Continuing with the example of the smartphone, its origins lie in the PDAs that were developed for a niche market. The features and design were customized for office use by managers and working professionals. This was when the tech was still evolving and had not yet become mature enough to be taken for granted. For the past few years, AR/VR tech has found adoption in customized enterprise applications.

This might appear to be common sense however it is surprising to see a lot of startups working on consumer products for the mass market in the evolving tech space and meeting disastrous ends. This is the reason why cryptocurrency will in all likelihood be adopted by a niche market first before becoming widely accepted across the common population. Blockchain technologies will start out influencing niche markets like real estate ownership tracking for the government before they become part of a mass consumer product. Every product startup in the evolving tech space has to start as a services startup.

Identifying a niche market itself is a process and there are no ready made answers. Startups should spend a considerable amount of time in identifying that niche market. Once it is identified, the next important thing is to design for anticipation.
Design for Anticipation
Design for anticipation, has been the biggest learning and the reason Imaginate continues to survive and thrive in the AR/VR industry even as a lot of the competition had to or was forced to quit. This philosophy is applicable to all products in the evolving tech space like AI, blockchain and foldable screens which continue to evolve with AR/VR.

The central tenet of designing for anticipation is to set up the anticipation for all the amazing features that would be coming soon in the future. The design would also focus on delighting the customer with the best that can be achieved with the current tech but that comes second. The current version of the product is an ad for the next version and a ticket to get onto the good stuff. This would be disastrous in tech spaces that are mature, but in tech that is constantly evolving this philosophy works.

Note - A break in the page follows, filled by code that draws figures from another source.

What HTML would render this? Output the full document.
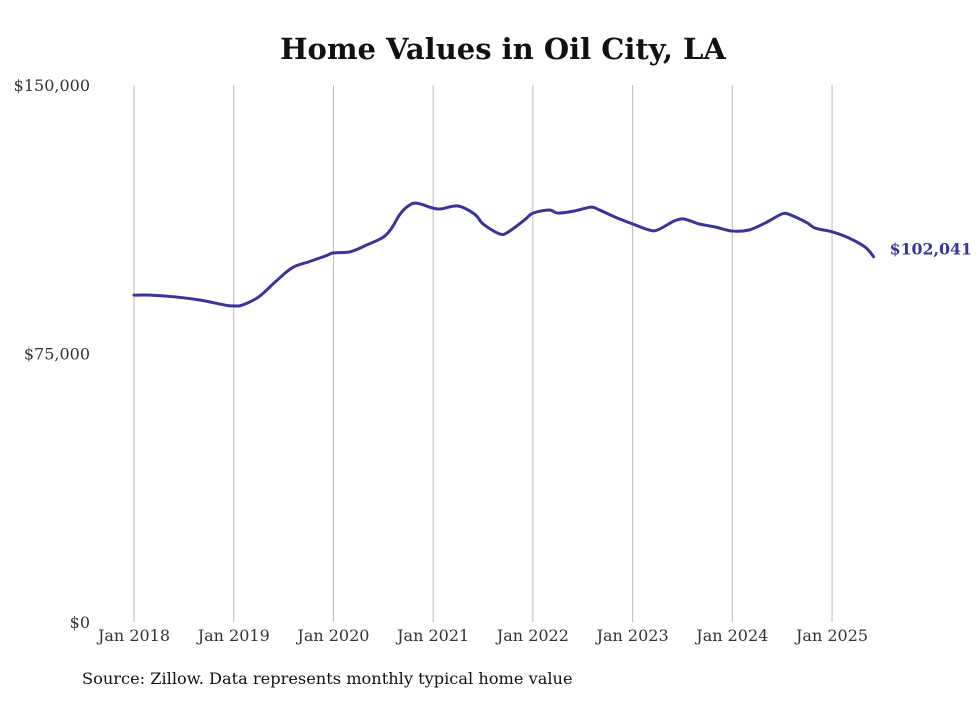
<!DOCTYPE html>
<html><head><meta charset="utf-8"><style>
body{margin:0;background:#fff;}
svg text{font-family:"DejaVu Serif","Liberation Serif",serif;}
</style></head><body>
<svg width="980" height="699">
<text x="503" y="59" text-anchor="middle" font-size="29" font-weight="bold" fill="#111">Home Values in Oil City, LA</text>
<g id="grid"></g><g id="yaxis"></g><g id="xaxis"></g>
<path id="line" fill="none" stroke="#3a3399" stroke-width="3" stroke-linejoin="round" stroke-linecap="round"/>
<text id="endlabel" font-size="15.8" font-weight="bold" fill="#3a3399"></text>
<text x="82" y="684" font-size="16.2" fill="#111">Source: Zillow. Data represents monthly typical home value</text>
</svg>
<script>
const dates=["2018-01","2018-03","2018-06","2018-09","2018-12","2019-01","2019-02","2019-04","2019-06","2019-08","2019-10","2019-12","2020-01","2020-03","2020-05","2020-07","2020-08","2020-09","2020-10","2020-11","2021-01","2021-02","2021-04","2021-06","2021-07","2021-09","2021-10","2021-12","2022-01","2022-03","2022-04","2022-06","2022-08","2022-09","2022-11","2023-01","2023-03","2023-04","2023-06","2023-07","2023-08","2023-09","2023-11","2024-01","2024-03","2024-05","2024-07","2024-08","2024-10","2024-11","2025-01","2025-03","2025-05","2025-06"];
const values=[91300,91300,90800,89900,88500,88300,88500,90800,95000,98900,100600,102200,103100,103400,105300,107500,110000,113900,116200,117000,115600,115400,116200,113900,111200,108400,108900,112300,114200,115100,114200,114800,115900,115100,113000,111200,109500,109500,112000,112600,112000,111200,110300,109200,109500,111500,114000,113700,111500,110000,109000,107300,104700,102041];
const yTicks=[0,75000,150000];
const yTickLabels=["$0","$75,000","$150,000"];
const xTickYears=[2018,2019,2020,2021,2022,2023,2024,2025];
const ns="http://www.w3.org/2000/svg";
const x0=134,pxPerMonth=8.31,yTop=85,yBot=622,yMax=150000;
function xs(d){const [y,m]=d.split("-").map(Number);return x0+((y-2018)*12+(m-1))*pxPerMonth;}
function ys(v){return yBot-(v/yMax)*(yBot-yTop);}
function mk(t,a,p){const e=document.createElementNS(ns,t);for(const k in a)e.setAttribute(k,a[k]);p.appendChild(e);return e;}
const grid=document.getElementById("grid"),xa=document.getElementById("xaxis"),ya=document.getElementById("yaxis");
xTickYears.forEach(yr=>{const x=xs(yr+"-01");
 const l=mk("line",{x1:x,x2:x,y1:yTop,y2:yBot,stroke:"#bbb","stroke-width":1},grid);
 
 
 const t=mk("text",{x:x,y:641,"text-anchor":"middle","font-size":16,fill:"#333"},xa);t.textContent="Jan "+yr;
 
 
});
yTicks.forEach((v,i)=>{const t=mk("text",{x:90,y:ys(v)+6,"text-anchor":"end","font-size":16,fill:"#333"},ya);t.textContent=yTickLabels[i];
 
 
});
const pts=dates.map((d,i)=>[xs(d),ys(values[i])]);
let p="M"+pts[0][0]+","+pts[0][1];
for(let i=0;i<pts.length-1;i++){const a=pts[Math.max(0,i-1)],b=pts[i],c=pts[i+1],d=pts[Math.min(pts.length-1,i+2)];
 const c1=[b[0]+(c[0]-a[0])/6,b[1]+(c[1]-a[1])/6],c2=[c[0]-(d[0]-b[0])/6,c[1]-(d[1]-b[1])/6];
 p+=`C${c1[0]},${c1[1]} ${c2[0]},${c2[1]} ${c[0]},${c[1]}`;}
document.getElementById("line").setAttribute("d",p);
const last=pts[pts.length-1],el=document.getElementById("endlabel");
el.setAttribute("x",last[0]+16);el.setAttribute("y",last[1]-2);
el.textContent="$"+values[values.length-1].toLocaleString("en-US");
</script>
</body></html>
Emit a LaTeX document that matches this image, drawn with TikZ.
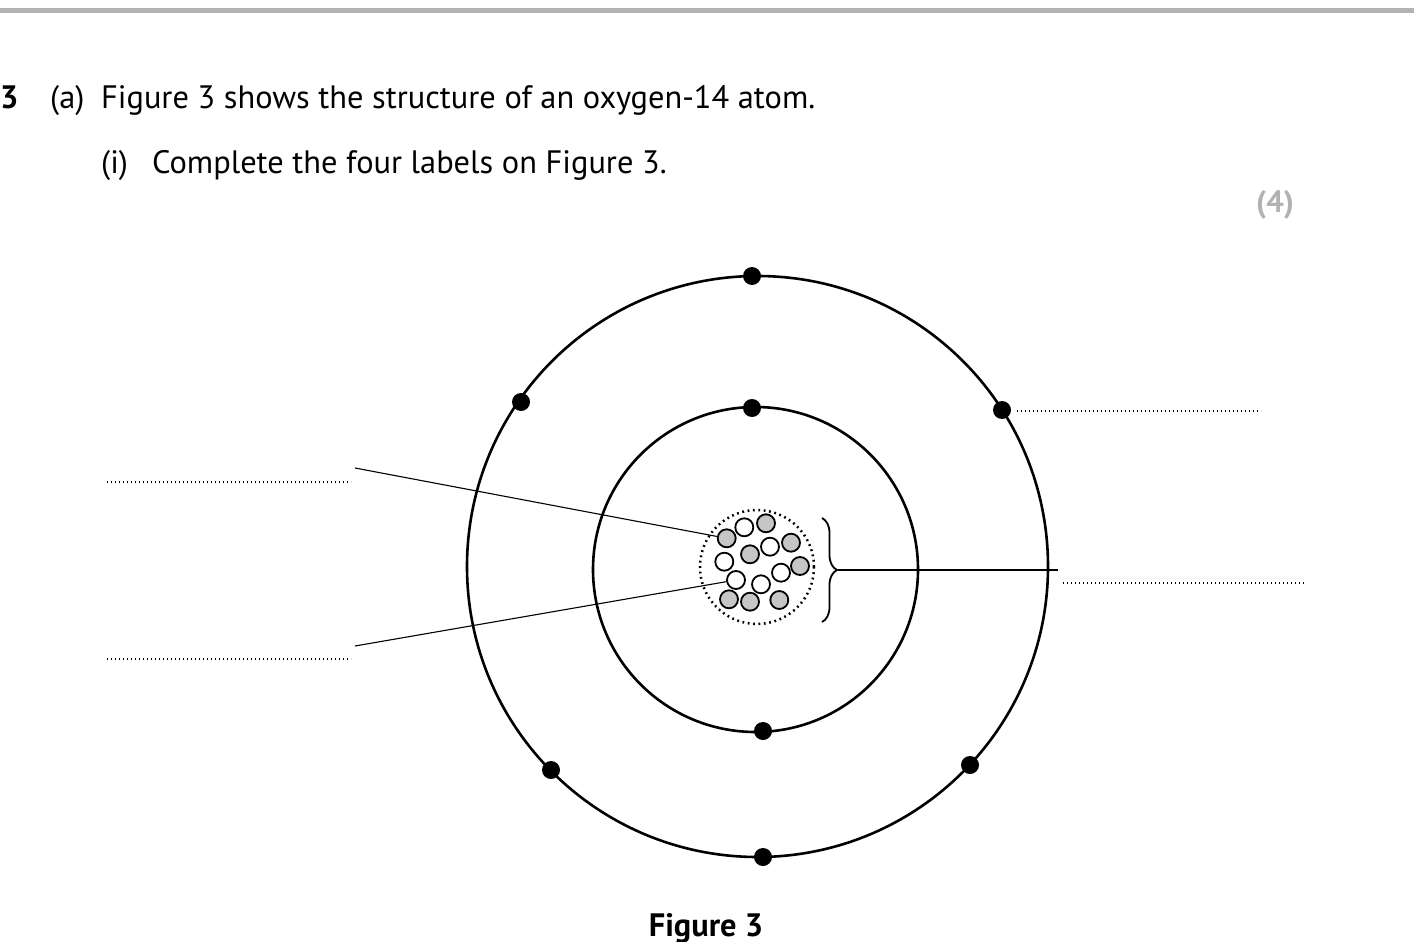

On the outset, the design of a product becomes a differentiating factor once the underlying tech is mature. If the tech is still evolving, then just amazing product design and UX isn’t going to sell a product. Consider the early days of mobile phones, the UX of the Nokia 3210 or any other phone for that matter, was not its USP. Design and UX became the differentiator post the launch of the iPhone. At the time of the launch of the iPhone, the technology was mature enough to be taken for granted. The iPhone had similar tech that every other manufacturer did but with a killer UX which made all the difference.

The AR/VR hardware in 2010 was in the same league as Nokia 3210 and currently, in 2019, its approaching the inflexion point where tech is taken for granted and the product design and UX is going to decide what becomes the iPhone of AR/VR, and who becomes the Apple of AR/VR. Looking closer however, for any tech to survive till it matures enough to be taken for granted, it must have one of two things

1.Super high utilitarian value, like a communication device
2.Amazing product design and UX that will convert it from a ‘good to have, but I can live without it’ tech to ‘must have’ tech.

That is the story of the smartphone, making calls will always have high utilitarian value but browsing the internet was once ‘good to have, but I can live without it’ tech and the iPhone with its design converted that into ‘must have’ tech.

The first iPhone was essentially a demo or proof of concept of the current one in the sense that it triggered the imagination of the users of the endless possibilities of such a device. Even though the first iPhone was only capable of supporting simple games, in the user’s imagination they could already see themselves playing an open world game like Grand Theft Auto on their phones, which eventually did become possible. The moment users start to imagine all the things that they would want to do with a technology, it has arrived.